Antigua & Barbuda was not immune to the international crisis, but it seems the country is back on the right track. The government is working to make AB the preferred investment and tourism destination in the region, which is having a great impact on the real estate sector. You’ve been here for over 30 years, how did you start and how has the sector evolved?

Since I first came to the country, the island has made a steady and strong progress in many aspects, both commercially and financially, especially in the service and real estate industries.
After the 2014 elections the Labour Party came back into government, and I must say that they are doing everything that needs to be done to bring the island into a flourishing time. The economic crisis hit us hard; many establishments had about 50 or 60 percent less bookings than usual and, of course, the real estate sector went on hold for several years. We have, however seen an improvement over the past three years, especially in 2016, which has been a much better year than the previous two.

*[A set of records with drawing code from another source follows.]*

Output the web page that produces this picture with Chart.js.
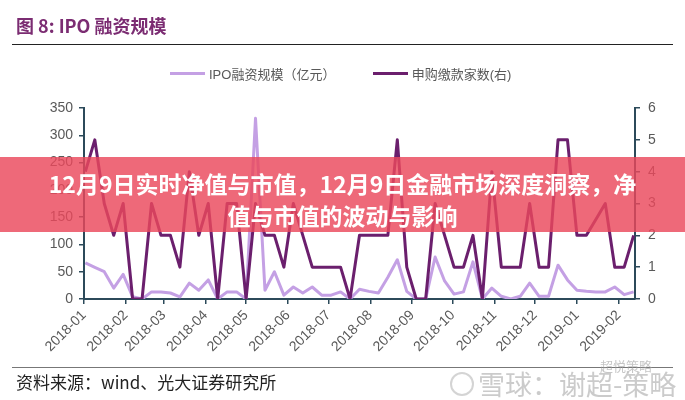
<!DOCTYPE html>
<html>
<head>
<meta charset="utf-8">
<script src="https://cdn.jsdelivr.net/npm/chart.js@4.4.0/dist/chart.umd.min.js"></script>
<style>
  body { margin: 0; width: 685px; height: 400px; background: #fff; position: relative; overflow: hidden; font-family: "Noto Sans CJK SC", "Noto Sans", sans-serif; }
  #grafico { position: absolute; left: 0; top: 0; }
  #titulo { position: absolute; left: 16px; top: 12px; font-size: 18px; font-weight: bold; color: #7b2c72; }
  .regla { position: absolute; left: 12px; width: 661px; height: 1px; }
  #leyenda { position: absolute; top: 64px; left: 170px; font-family: "Liberation Sans", "Noto Sans CJK SC", sans-serif; font-size: 13px; color: #595959; white-space: nowrap; }
  #leyenda span.muestra { display: inline-block; width: 35px; height: 3px; vertical-align: middle; margin-right: 4px; }
  #leyenda span.texto { vertical-align: middle; }
  #fuente { position: absolute; left: 16px; top: 369px; font-size: 17px; color: #222; }
  #logo { position: absolute; left: 450px; top: 372px; width: 20px; height: 20px; border: 2px solid rgba(170,170,170,0.5); border-radius: 50%; }
  #marca { position: absolute; left: 478px; top: 364px; font-size: 27px; color: rgba(160,160,160,0.55); }
  #marca2 { position: absolute; left: 600px; top: 356px; font-size: 13px; color: rgba(160,160,160,0.6); }
  #banda { position: absolute; left: 0; top: 157px; width: 685px; height: 75px; background: rgba(234,72,92,0.82); color: #fff; font-weight: bold; font-size: 23px; line-height: 32px; text-align: center; padding-top: 10px; box-sizing: border-box; }
</style>
</head>
<body>
<canvas id="grafico" width="685" height="400"></canvas>
<div id="titulo">图 8: IPO 融资规模</div>
<div class="regla" style="top:44px;background:#222;"></div>
<div id="leyenda">
  <span class="muestra" id="muestra1"></span><span class="texto" id="texto1"></span>
  <span style="display:inline-block;width:30px"></span>
  <span class="muestra" id="muestra2"></span><span class="texto" id="texto2"></span>
</div>
<div class="regla" style="top:367px;background:#777;"></div>
<div id="fuente">资料来源：wind、光大证券研究所</div>
<div id="marca2">超悦策略</div>
<div id="logo"></div>
<div id="marca">雪球：谢超-策略</div>
<div id="banda">12月9日实时净值与市值，12月9日金融市场深度洞察，净<br>值与市值的波动与影响</div>

<script>
// DATOS:
const fechas = [
  '2018-01-02', '2018-01-09', '2018-01-16', '2018-01-23', '2018-01-30',
  '2018-02-06', '2018-02-13', '2018-02-20', '2018-02-27',
  '2018-03-06', '2018-03-13', '2018-03-20', '2018-03-27',
  '2018-04-03', '2018-04-10', '2018-04-17', '2018-04-24',
  '2018-05-01', '2018-05-08', '2018-05-15', '2018-05-22', '2018-05-29',
  '2018-06-05', '2018-06-12', '2018-06-19', '2018-06-26',
  '2018-07-03', '2018-07-10', '2018-07-17', '2018-07-24', '2018-07-31',
  '2018-08-07', '2018-08-14', '2018-08-21', '2018-08-28',
  '2018-09-04', '2018-09-11', '2018-09-18', '2018-09-25',
  '2018-10-02', '2018-10-09', '2018-10-16', '2018-10-23', '2018-10-30',
  '2018-11-06', '2018-11-13', '2018-11-20', '2018-11-27',
  '2018-12-04', '2018-12-11', '2018-12-18', '2018-12-25',
  '2019-01-01', '2019-01-08', '2019-01-15', '2019-01-22', '2019-01-29',
  '2019-02-05', '2019-02-12'
];

// IPO融资规模 (亿元), eje izquierdo
const montoIPO = [
  66, 58, 50, 20, 45, 4, 0, 13, 13, 11, 4, 29, 16, 35, 0, 13, 13, 0, 331, 16,
  50, 7, 22, 11, 22, 7, 7, 13, 0, 18, 14, 11, 40, 72, 14, 0, 0, 77, 33, 9,
  13, 68, 0, 20, 5, 0, 5, 29, 5, 5, 62, 35, 16, 14, 13, 13, 22, 8, 13
];

// 申购缴款家数, eje derecho
const empresas = [
  4, 5, 3, 2, 3, 0, 0, 3, 2, 2, 1, 4, 2, 3, 0, 3, 3, 0, 3, 2,
  2, 1, 3, 2, 1, 1, 1, 1, 0, 2, 2, 2, 2, 5, 1, 0, 0, 3, 2, 1,
  1, 2, 0, 4, 1, 1, 1, 3, 1, 1, 5, 5, 2, 2, 2.5, 3, 1, 1, 2
];

const meses = [
  '2018-01', '2018-02', '2018-03', '2018-04', '2018-05', '2018-06', '2018-07',
  '2018-08', '2018-09', '2018-10', '2018-11', '2018-12', '2019-01', '2019-02'
];

const nombres = ['IPO融资规模（亿元）', '申购缴款家数(右)'];
const colorClaro = '#c4a0e4';
const colorOscuro = '#6b1f6d';
const colorEje = '#2c4a5a';

// FUNCIONES:
function dia(fecha) {
  return Math.round((Date.parse(fecha) - Date.parse('2018-01-01')) / 86400000);
}

const diasMes = meses.map(function(m) { return dia(m + '-01'); });

function puntos(valores) {
  return fechas.map(function(f, i) {
    return { x: dia(f), y: valores[i] };
  });
}

// leyenda en HTML
document.getElementById('muestra1').style.background = colorClaro;
document.getElementById('muestra2').style.background = colorOscuro;
document.getElementById('texto1').textContent = nombres[0];
document.getElementById('texto2').textContent = nombres[1];

const fuenteTicks = { family: 'Liberation Sans', size: 14 };

new Chart(document.getElementById('grafico').getContext('2d'), {
  type: 'line',
  data: {
    datasets: [
      {
        label: nombres[0],
        data: puntos(montoIPO),
        borderColor: colorClaro,
        backgroundColor: colorClaro,
        borderWidth: 3,
        pointRadius: 0,
        borderJoinStyle: 'round',
        yAxisID: 'y',
        order: 2
      },
      {
        label: nombres[1],
        data: puntos(empresas),
        borderColor: colorOscuro,
        backgroundColor: colorOscuro,
        borderWidth: 3,
        pointRadius: 0,
        borderJoinStyle: 'round',
        yAxisID: 'y1',
        order: 1
      }
    ]
  },
  options: {
    responsive: false,
    animation: false,
    layout: { padding: { top: 108, left: 0, right: 0, bottom: 0 } },
    plugins: {
      legend: { display: false },
      tooltip: { enabled: false }
    },
    scales: {
      x: {
        type: 'linear',
        min: 0,
        max: 408,
        afterBuildTicks: function(eje) {
          eje.ticks = diasMes.map(function(d) { return { value: d }; });
        },
        afterFit: function(eje) { eje.height = 101; },
        ticks: {
          autoSkip: false,
          minRotation: 45,
          maxRotation: 45,
          padding: 3,
          color: '#595959',
          font: { family: 'Liberation Sans', size: 14 },
          callback: function(valor) {
            const i = diasMes.indexOf(valor);
            return i >= 0 ? meses[i] : '';
          }
        },
        grid: { drawOnChartArea: false, drawTicks: true, tickLength: 5, color: colorEje, lineWidth: 1.5 },
        border: { display: true, color: colorEje, width: 2 }
      },
      y: {
        position: 'left',
        min: 0,
        max: 350,
        afterFit: function(eje) { eje.width = 84; },
        ticks: { stepSize: 50, padding: 6, color: '#595959', font: fuenteTicks },
        grid: { drawOnChartArea: false, drawTicks: true, tickLength: 5, color: colorEje, lineWidth: 1.5 },
        border: { display: true, color: colorEje, width: 2 }
      },
      y1: {
        position: 'right',
        min: 0,
        max: 6,
        afterFit: function(eje) { eje.width = 50; },
        ticks: { stepSize: 1, padding: 8, color: '#595959', font: fuenteTicks },
        grid: { drawOnChartArea: false, drawTicks: true, tickLength: 5, color: colorEje, lineWidth: 1.5 },
        border: { display: true, color: colorEje, width: 2 }
      }
    }
  }
});
</script>
</body>
</html>
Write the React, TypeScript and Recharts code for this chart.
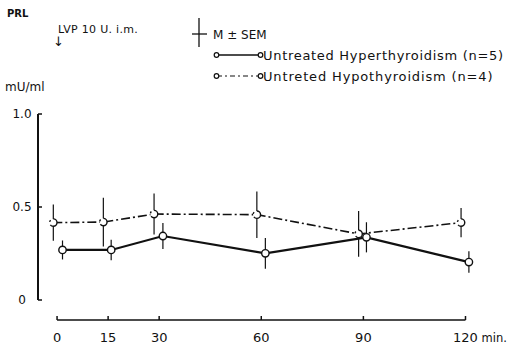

How would you describe the collaboration between the government and the private sector to boost the real estate sector?

The effort is clearly visible. The Citizenship by Investment Program (CIP) is a great leap. Since its approval two years ago, the difference is already noticeable. The government sees this as an opportunity to attract investment and create revenue thanks to the charges of each application. A percentage of the money goes to the state treasury, which is normal since it is going to be invested into infrastructure projects throughout the island, such as roads, lighting, sanitation, and other services.

What were the major challenges when you were starting out?

There were many. Even though I was starting from zero I was, in a way, lucky. It was 2004, right in the middle of the real estate bubble, so I had three or four very good years until 2008, when it all started to go downhill due to the international crisis. That period, as it was for many thousands of other businesses, was a bit of a struggle. But when you start a business, particularly in a developing country, nothing is easy.

Would you say the sector has gone back to where it was before 2007?

I think we are actually doing better. The crisis is long gone. Now that the economy is doing better, the government is focusing more on promoting the country. In the meantime, smaller and local real estate agents are appearing, but at a lower level. It takes a while to get the hang of the business. I’m glad to say the top 10 agencies in the country offer a very good service overall.

What would you say are Paradise Property’s main advantages?

I think a good work ethic is probably number one, together with a deep knowledge of local real estate market. Transparency and honesty in dealing with investors is another of our fortes. We also speak various languages, which means we understand where they come from, their mentality, culture, and requirements. This business is not just about saying: “I want a two-bedroom apartment, please find it for me.” It’s about understanding what the client’s dream is and helping them make it a reality. I take pleasure in making it happen.

What message would you like to convey to our readers about Antigua, the real estate sector, and about Paradise Properties?

Paradise Properties will take their desire to own a property in Antigua to heart. If they were to select me as their representative, I would definitely make sure to scout the island inside out to find the perfect investment for the perfect price. That is probably my strength. It makes them feel more confident in placing their trust in me.